So, you're husband just received his PTSD diagnosis, right? It's no real surprise, as it's already hell in your forteress. Let me share with you what you will take years to understand.
Let's be real:
Stop crying about the fact that you want him "back like he was before". He's changed and he will never be completely the same. He will get" better" -if he puts the efforts- and you'll be able to find a balance. The man you fell in love with is still inside..and you will see glimpse of that man, once in a while. But get real: reality is today, right now. He's wounded.
He doesn't want to be and feel this way in the first place.
Stop taking everything personaly: he will forget to bring back a cartoon of milk. Untill he can realize and accept that he needs help remembering, he will forget.. or choose to forget. You know he can't remember the conversation you guys had 3 hours ago..
Medication and pills do have an effect on the sex life. You know he's "a one woman's man"? If he doesn't have the erection you're hoping for, it's not always because "you're fat, you're ugly and he doesn't love you anymore".
He's the first one who would love to be able to perform. His penis is still his manhood thermomether and will always be. No erection is the end of his world too... And yes, it does come back. It's a matter of time.
At times, you will hate him. You will despise him. But rememeber that it's your face that will prevent him for committing suicide when he will go down, down, down, down.
He needs you. More than you will ever know.
Accept from the very beginning that there will be collateral dammages to you and your children. You can't live with someone who shows so much anger, paranoia, anxiety... without getting hurt. That is impossible.
The day he will realize those collateral dammages will brake him apart.
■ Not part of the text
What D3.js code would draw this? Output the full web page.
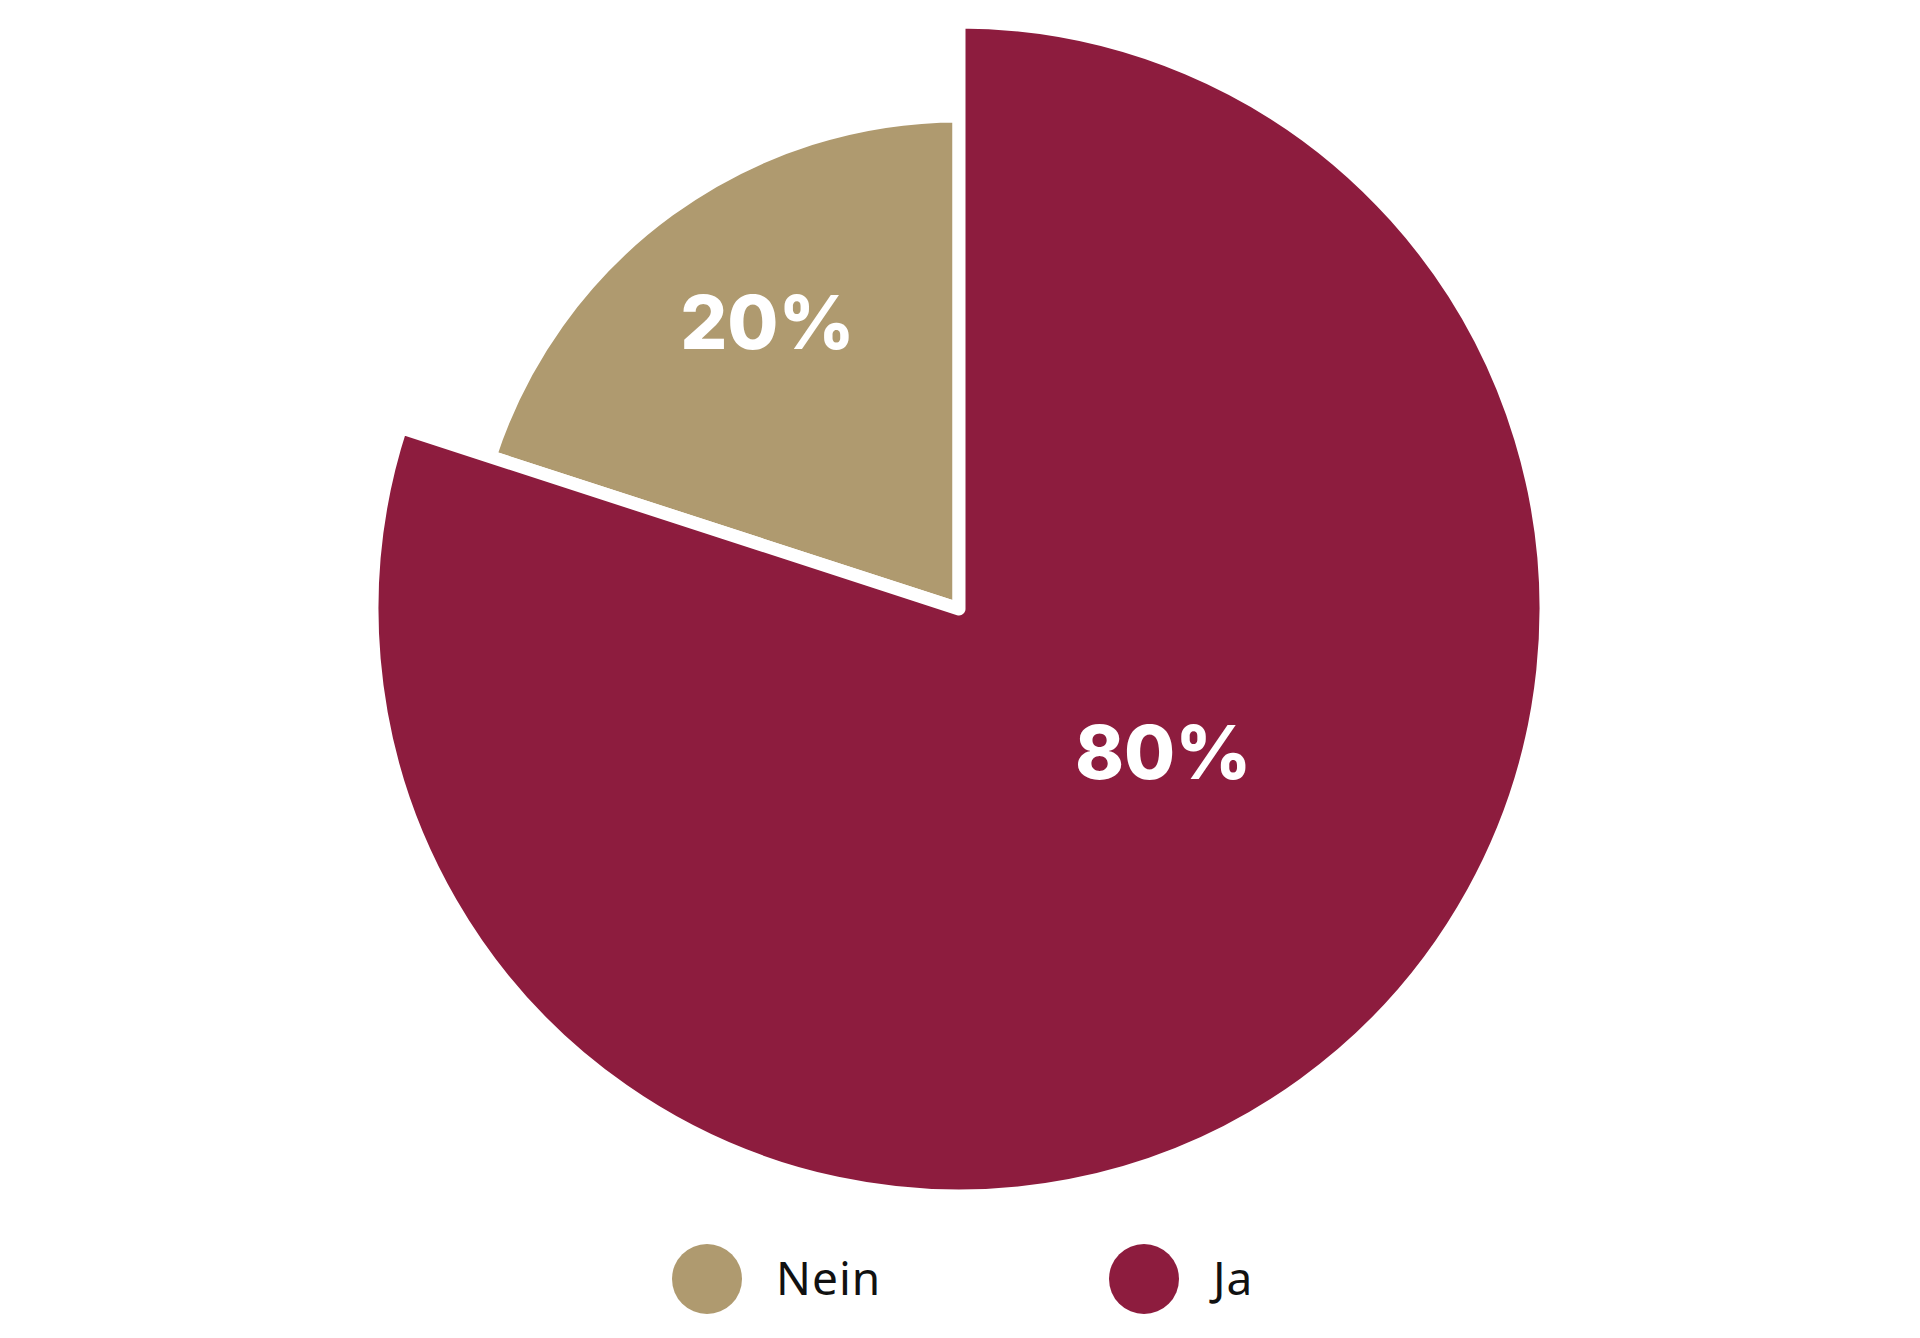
<!DOCTYPE html>
<html>
<head>
<meta charset="utf-8">
<script src="https://cdn.jsdelivr.net/npm/d3@7"></script>
<style>
  body { margin: 0; background: #fff; }
  .label { font-family: "Inter", sans-serif; font-weight: 800; fill: #fff; }
  .legend text { font-family: "Noto Sans", sans-serif; font-size: 46px; fill: #111; letter-spacing: 1px; }
</style>
</head>
<body>
<div class="chart"></div>
<script>
// data
const categories = ["Nein", "Ja"];
const values = [20, 80];
const labels = ["20%", "80%"];
const colors = ["#af9a6f", "#8d1c3e"];
// each slice has its own radius (share of full radius)
const radiusShare = [0.84, 1];

const width = 1920, height = 1338;
const cx = 959, cy = 609, R = 587;

const svg = d3.select(".chart").append("svg")
    .attr("width", width)
    .attr("height", height);

const g = svg.append("g").attr("transform", `translate(${cx},${cy})`);

// Nein goes counter clockwise from 12 o'clock, Ja the rest
const pie = d3.pie()
    .sort(null)
    .value(d => d)
    .startAngle(-2 * Math.PI * values[0] / d3.sum(values))
    .endAngle(2 * Math.PI - 2 * Math.PI * values[0] / d3.sum(values));

const arcs = pie(values);

const arc = d3.arc()
    .innerRadius(0)
    .outerRadius((d, i) => R * radiusShare[i]);

g.selectAll("path")
    .data(arcs)
    .enter()
    .append("path")
    .attr("d", (d, i) => arc(d, i))
    .attr("fill", (d, i) => colors[i])
    .attr("stroke", "#fff")
    .attr("stroke-width", 13)
    .attr("stroke-linejoin", "round");

// labels - radius fraction and small angle shift to sit like the original
const labelR = [0.70, 0.425];
const labelShift = [0.04, -0.33];
g.selectAll("text.label")
    .data(arcs)
    .enter()
    .append("text")
    .attr("class", "label")
    .attr("text-anchor", "middle")
    .attr("dominant-baseline", "central")
    .attr("font-size", 74)
    .attr("transform", (d, i) => {
        let a = (d.startAngle + d.endAngle) / 2 + labelShift[i];
        let r = R * radiusShare[i] * labelR[i];
        return `translate(${r * Math.sin(a)},${-r * Math.cos(a)})`;
    })
    .text((d, i) => labels[i]);

// legend
const legendX = d3.scalePoint().domain(categories).range([707, 1144]);
const legend = svg.append("g").attr("class", "legend")
    .selectAll("g")
    .data(categories)
    .enter()
    .append("g")
    .attr("transform", d => `translate(${legendX(d)},1279)`);

legend.append("circle")
    .attr("r", 35)
    .attr("fill", (d, i) => colors[i]);

legend.append("text")
    .attr("x", 69)
    .attr("dy", "0.35em")
    .text(d => d);
</script>
</body>
</html>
You will know him way before he will be able to connect the dots by himself. Instead of using your knowledge as a weapon against him to make him feel bad about anything, use it wisely, in a positive way, to help him become more conscious about himself, his reactions..
He needs you, so desperately. He needs your love, most of all.
Learn to shut up when it's time to shut up.
Stop the damn nagging all the time.
Let him breathe and stop acting like you were General-I-Know-It-All of the place. Learn how to talk to him and when to talk to him.
You have a choice, just like he does.
No, you don't have to accept to live in fear, even if you love him, even if you know he's wounded. It's your choice to be a victim or an allie. What is unacceptable for you and your children IS unacceptable. You have a responsability..but never forget that he has one as well. That's it, that's all.
The fact that you will help yourself will help him, beleive it or not. Go get the help YOU need for yourself and the children.
Will you stay because you're afraid of what would happen to him if you'd leave or will you leave to protect the children? That will be the hardest question of all.
You will become his ennemy and will have to learn his war strategies. When suffering, he has no empathy. Stop looking for some..and learn how to deal with it, in a way that won't trigger him.
When you become his enemy, he will be mean. He will look at you like if you were "nothing". He will try to make you pay for his pain. You will be confronting the soldier he can be in a war zone and you can't win over "Rambo".
You're life is now based on the fact that PTSD is a reality and yes, it will run the show: plans will be cancelled at the last minute, you will leave family parties early -sometimes after 20 minutes..- He will be jalous and possessive too.
PTSD is a process for everybody, get it?
Stop thinking that because he saw his psychologist twice that he should be "cured" instantly. It a matter of YEARS. Wake up from LaLaLand, General-I-Know-It-All. Would you feel completely empowered yourself after two sessions with your own psychologist?
The answer is most probably "no". And you didn't see death, body parts. You didn't shoot anyone in the head. You never lived that feeling of living on the edge, never knowing where the life-treatning attack will come from, for months and months.
Please, realize that his pain is real and what he has to deal with is REAL. The physical and emotional impacts are REAL.
So back to lesson 1: He will never be completely the same again.
Wich brings me to lesson 12:
Take care of yourself. He can't take care of you the way you'd like him to, for now. He will improve with your support. He will learn how handle everything better on his own. And taking care of yourself is YOUR responsability. Stop waiting for the rest of the world to pitty you if the only thing you can do, is complain all day without doing anything to help you.
Anyway, your tears are a trigger. So is your own anger if you don't express it properly.
Accept the fact that YOU don't have the answer to everything. That service dog, if he needs one, welcome it. Any help from the exterior will make the weight on your shoulder lighter.
Accept the fact that you are not WonderWoman.
You can't be a perfect spouse, mother, daughter, friend, housekeeper, worker...
Never forget that LOVE is stronger than everything. Even PTSD.
Reach out to those who beleive it as well... YOU ARE NOT ALONE.
Rough, isn't it?
Indeed. For him, for you and for your children.
Everything relies on education: the more you know, the more you are empowered, the more you will help your family.
Love is strong but unfortunately, it's not always enough.